Write out every entry precisely as given, leaving the pictures out.

__Records for the task__:
_ _ _ _
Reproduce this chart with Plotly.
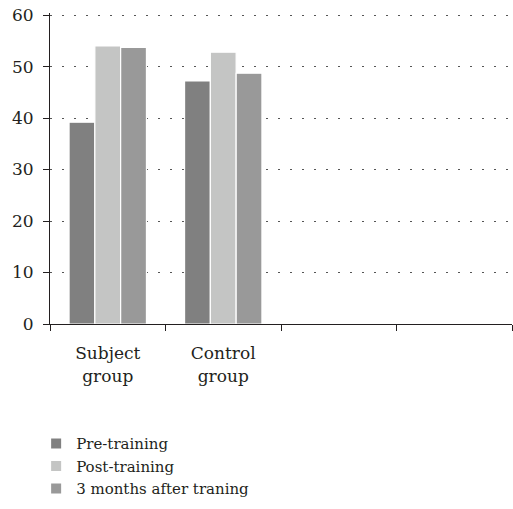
import plotly.graph_objects as go

categories = ["Subject<br>group", "Control<br>group", " ", "  "]
series_names = ["Pre-training", "Post-training", "3 months after traning"]
pre_training = [39.2, 47.2]
post_training = [54.0, 52.8]
after_3_months = [53.7, 48.7]
colors = ["#808080", "#c4c5c4", "#999999"]
y_ticks = [0, 10, 20, 30, 40, 50, 60]

font_family = "DejaVu Serif"

fig = go.Figure()
for name, vals, col in zip(series_names, [pre_training, post_training, after_3_months], colors):
    fig.add_trace(go.Bar(
        x=categories[:2], y=vals, name=name,
        marker=dict(color=col, line=dict(color="white", width=1.2)),
    ))

fig.update_layout(
    width=513, height=509,
    margin=dict(l=50, r=1, t=13, b=185),
    paper_bgcolor="white", plot_bgcolor="white",
    barmode="group", bargap=0.33, bargroupgap=0,
    font=dict(family=font_family, size=17, color="#231f20"),
    showlegend=True,
    legend=dict(
        orientation="v", x=-0.03, xanchor="left", y=-0.332, yanchor="top",
        font=dict(size=15), tracegroupgap=0, itemsizing="constant",
    ),
    xaxis=dict(
        type="category", categoryorder="array", categoryarray=categories,
        range=[-0.5, 3.5], tickson="boundaries", ticks="outside", ticklen=6,
        tickcolor="#231f20", showline=True, linecolor="#231f20", linewidth=1,
        showgrid=False, tickfont=dict(size=17), ticklabelstandoff=14,
    ),
    yaxis=dict(
        range=[0, 60.4], tickvals=y_ticks, ticks="outside", ticklen=6,
        tickcolor="#231f20", showline=True, linecolor="#231f20", linewidth=1,
        showgrid=True, gridcolor="#555555", griddash="2px,10px", gridwidth=1,
        zeroline=False, tickfont=dict(size=17), ticklabelstandoff=6,
    ),
)

fig.write_html(
    "out.html",
    config={"displayModeBar": False},
    post_script="document.body.style.margin='0';document.body.style.overflow='hidden';",
)
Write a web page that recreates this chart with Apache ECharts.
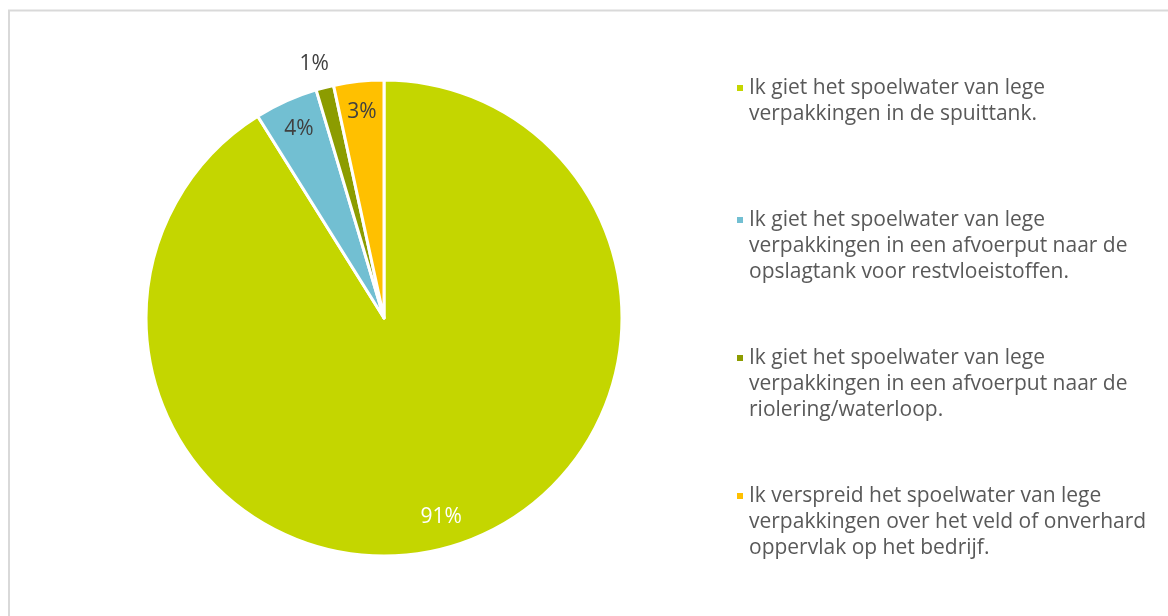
<!DOCTYPE html>
<html>
<head>
<meta charset="utf-8">
<script src="https://cdn.jsdelivr.net/npm/echarts@6/dist/echarts.min.js"></script>
<style>
  html, body { margin: 0; padding: 0; background: #fff; }
  #chart { width: 1168px; height: 616px; }
</style>
</head>
<body>
<div id="chart"></div>
<script>
// answers, in legend order
const categories = [
  'Ik giet het spoelwater van lege verpakkingen in de spuittank.',
  'Ik giet het spoelwater van lege verpakkingen in een afvoerput naar de opslagtank voor restvloeistoffen.',
  'Ik giet het spoelwater van lege verpakkingen in een afvoerput naar de riolering/waterloop.',
  'Ik verspreid het spoelwater van lege verpakkingen over het veld of onverhard oppervlak op het bedrijf.'
];
// legend text as it wraps in the picture
const legendLines = [
  ['Ik giet het spoelwater van lege', 'verpakkingen in de spuittank.'],
  ['Ik giet het spoelwater van lege', 'verpakkingen in een afvoerput naar de', 'opslagtank voor restvloeistoffen.'],
  ['Ik giet het spoelwater van lege', 'verpakkingen in een afvoerput naar de', 'riolering/waterloop.'],
  ['Ik verspreid het spoelwater van lege', 'verpakkingen over het veld of onverhard', 'oppervlak op het bedrijf.']
];
const shares = [91.1, 4.3, 1.2, 3.4];
const colors = ['#c4d600', '#72bfd2', '#8c9c00', '#ffc000'];

const FONT = '"Open Sans", sans-serif';
const LH = 26;
const legendTops = [49, 155, 293, 431];

const chart = echarts.init(document.getElementById('chart'));

const pieData = categories.map((name, i) => ({ name: name, value: shares[i] }));
const labelData = categories.map((name, i) => {
  const item = { name: name, value: shares[i] };
  if (i === 0) item.label = { color: '#ffffff' };
  if (i === 2) {
    item.label = { position: 'outside', distanceToLabelLine: -10 };
    item.labelLine = { show: false, length: 24, length2: 0 };
  }
  return item;
});

// blank lines in front keep the icon level with the first text line
const legends = categories.map((name, i) => ({
  data: [name],
  left: 735,
  top: legendTops[i],
  padding: 0,
  orient: 'vertical',
  icon: 'rect',
  itemWidth: 8,
  itemHeight: 8,
  selectedMode: false,
  formatter: () => new Array(legendLines[i].length - 1).fill(' ').concat(legendLines[i]).join('\n'),
  textStyle: {
    fontFamily: FONT,
    fontSize: 21,
    color: '#595959',
    lineHeight: LH
  }
}));

chart.setOption({
  animation: false,
  color: colors,
  graphic: [{
    type: 'rect',
    shape: { x: 9, y: 10.5, width: 1300, height: 800 },
    style: { fill: 'none', stroke: '#d9d9d9', lineWidth: 2 },
    silent: true
  }],
  legend: legends,
  series: [
    {
      type: 'pie',
      center: [384, 318],
      radius: 238,
      startAngle: 90,
      clockwise: true,
      silent: true,
      data: pieData,
      itemStyle: { borderColor: '#fff', borderWidth: 3 },
      label: { show: false },
      labelLine: { show: false }
    },
    {
      type: 'pie',
      center: [384, 318],
      radius: [170, 238],
      startAngle: 90,
      clockwise: true,
      silent: true,
      data: labelData,
      itemStyle: { color: 'rgba(0,0,0,0)', borderWidth: 0 },
      label: {
        show: true,
        position: 'inside',
        formatter: (p) => Math.round(p.value) + '%',
        fontFamily: FONT,
        fontSize: 21,
        color: '#404040'
      },
      labelLine: { show: false }
    }
  ]
});
</script>
</body>
</html>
_ _ _ _
__Written answer__:
Reproduce this chart with Plotly.
import plotly.graph_objects as go

categories = ["Subject<br>group", "Control<br>group", " ", "  "]
series_names = ["Pre-training", "Post-training", "3 months after traning"]
pre_training = [39.2, 47.2]
post_training = [54.0, 52.8]
after_3_months = [53.7, 48.7]
colors = ["#808080", "#c4c5c4", "#999999"]
y_ticks = [0, 10, 20, 30, 40, 50, 60]

font_family = "DejaVu Serif"

fig = go.Figure()
for name, vals, col in zip(series_names, [pre_training, post_training, after_3_months], colors):
    fig.add_trace(go.Bar(
        x=categories[:2], y=vals, name=name,
        marker=dict(color=col, line=dict(color="white", width=1.2)),
    ))

fig.update_layout(
    width=513, height=509,
    margin=dict(l=50, r=1, t=13, b=185),
    paper_bgcolor="white", plot_bgcolor="white",
    barmode="group", bargap=0.33, bargroupgap=0,
    font=dict(family=font_family, size=17, color="#231f20"),
    showlegend=True,
    legend=dict(
        orientation="v", x=-0.03, xanchor="left", y=-0.332, yanchor="top",
        font=dict(size=15), tracegroupgap=0, itemsizing="constant",
    ),
    xaxis=dict(
        type="category", categoryorder="array", categoryarray=categories,
        range=[-0.5, 3.5], tickson="boundaries", ticks="outside", ticklen=6,
        tickcolor="#231f20", showline=True, linecolor="#231f20", linewidth=1,
        showgrid=False, tickfont=dict(size=17), ticklabelstandoff=14,
    ),
    yaxis=dict(
        range=[0, 60.4], tickvals=y_ticks, ticks="outside", ticklen=6,
        tickcolor="#231f20", showline=True, linecolor="#231f20", linewidth=1,
        showgrid=True, gridcolor="#555555", griddash="2px,10px", gridwidth=1,
        zeroline=False, tickfont=dict(size=17), ticklabelstandoff=6,
    ),
)

fig.write_html(
    "out.html",
    config={"displayModeBar": False},
    post_script="document.body.style.margin='0';document.body.style.overflow='hidden';",
)
Write a web page that recreates this chart with Apache ECharts.
<!DOCTYPE html>
<html>
<head>
<meta charset="utf-8">
<script src="https://cdn.jsdelivr.net/npm/echarts@6/dist/echarts.min.js"></script>
<style>
  html, body { margin: 0; padding: 0; background: #fff; }
  #chart { width: 1168px; height: 616px; }
</style>
</head>
<body>
<div id="chart"></div>
<script>
// answers, in legend order
const categories = [
  'Ik giet het spoelwater van lege verpakkingen in de spuittank.',
  'Ik giet het spoelwater van lege verpakkingen in een afvoerput naar de opslagtank voor restvloeistoffen.',
  'Ik giet het spoelwater van lege verpakkingen in een afvoerput naar de riolering/waterloop.',
  'Ik verspreid het spoelwater van lege verpakkingen over het veld of onverhard oppervlak op het bedrijf.'
];
// legend text as it wraps in the picture
const legendLines = [
  ['Ik giet het spoelwater van lege', 'verpakkingen in de spuittank.'],
  ['Ik giet het spoelwater van lege', 'verpakkingen in een afvoerput naar de', 'opslagtank voor restvloeistoffen.'],
  ['Ik giet het spoelwater van lege', 'verpakkingen in een afvoerput naar de', 'riolering/waterloop.'],
  ['Ik verspreid het spoelwater van lege', 'verpakkingen over het veld of onverhard', 'oppervlak op het bedrijf.']
];
const shares = [91.1, 4.3, 1.2, 3.4];
const colors = ['#c4d600', '#72bfd2', '#8c9c00', '#ffc000'];

const FONT = '"Open Sans", sans-serif';
const LH = 26;
const legendTops = [49, 155, 293, 431];

const chart = echarts.init(document.getElementById('chart'));

const pieData = categories.map((name, i) => ({ name: name, value: shares[i] }));
const labelData = categories.map((name, i) => {
  const item = { name: name, value: shares[i] };
  if (i === 0) item.label = { color: '#ffffff' };
  if (i === 2) {
    item.label = { position: 'outside', distanceToLabelLine: -10 };
    item.labelLine = { show: false, length: 24, length2: 0 };
  }
  return item;
});

// blank lines in front keep the icon level with the first text line
const legends = categories.map((name, i) => ({
  data: [name],
  left: 735,
  top: legendTops[i],
  padding: 0,
  orient: 'vertical',
  icon: 'rect',
  itemWidth: 8,
  itemHeight: 8,
  selectedMode: false,
  formatter: () => new Array(legendLines[i].length - 1).fill(' ').concat(legendLines[i]).join('\n'),
  textStyle: {
    fontFamily: FONT,
    fontSize: 21,
    color: '#595959',
    lineHeight: LH
  }
}));

chart.setOption({
  animation: false,
  color: colors,
  graphic: [{
    type: 'rect',
    shape: { x: 9, y: 10.5, width: 1300, height: 800 },
    style: { fill: 'none', stroke: '#d9d9d9', lineWidth: 2 },
    silent: true
  }],
  legend: legends,
  series: [
    {
      type: 'pie',
      center: [384, 318],
      radius: 238,
      startAngle: 90,
      clockwise: true,
      silent: true,
      data: pieData,
      itemStyle: { borderColor: '#fff', borderWidth: 3 },
      label: { show: false },
      labelLine: { show: false }
    },
    {
      type: 'pie',
      center: [384, 318],
      radius: [170, 238],
      startAngle: 90,
      clockwise: true,
      silent: true,
      data: labelData,
      itemStyle: { color: 'rgba(0,0,0,0)', borderWidth: 0 },
      label: {
        show: true,
        position: 'inside',
        formatter: (p) => Math.round(p.value) + '%',
        fontFamily: FONT,
        fontSize: 21,
        color: '#404040'
      },
      labelLine: { show: false }
    }
  ]
});
</script>
</body>
</html>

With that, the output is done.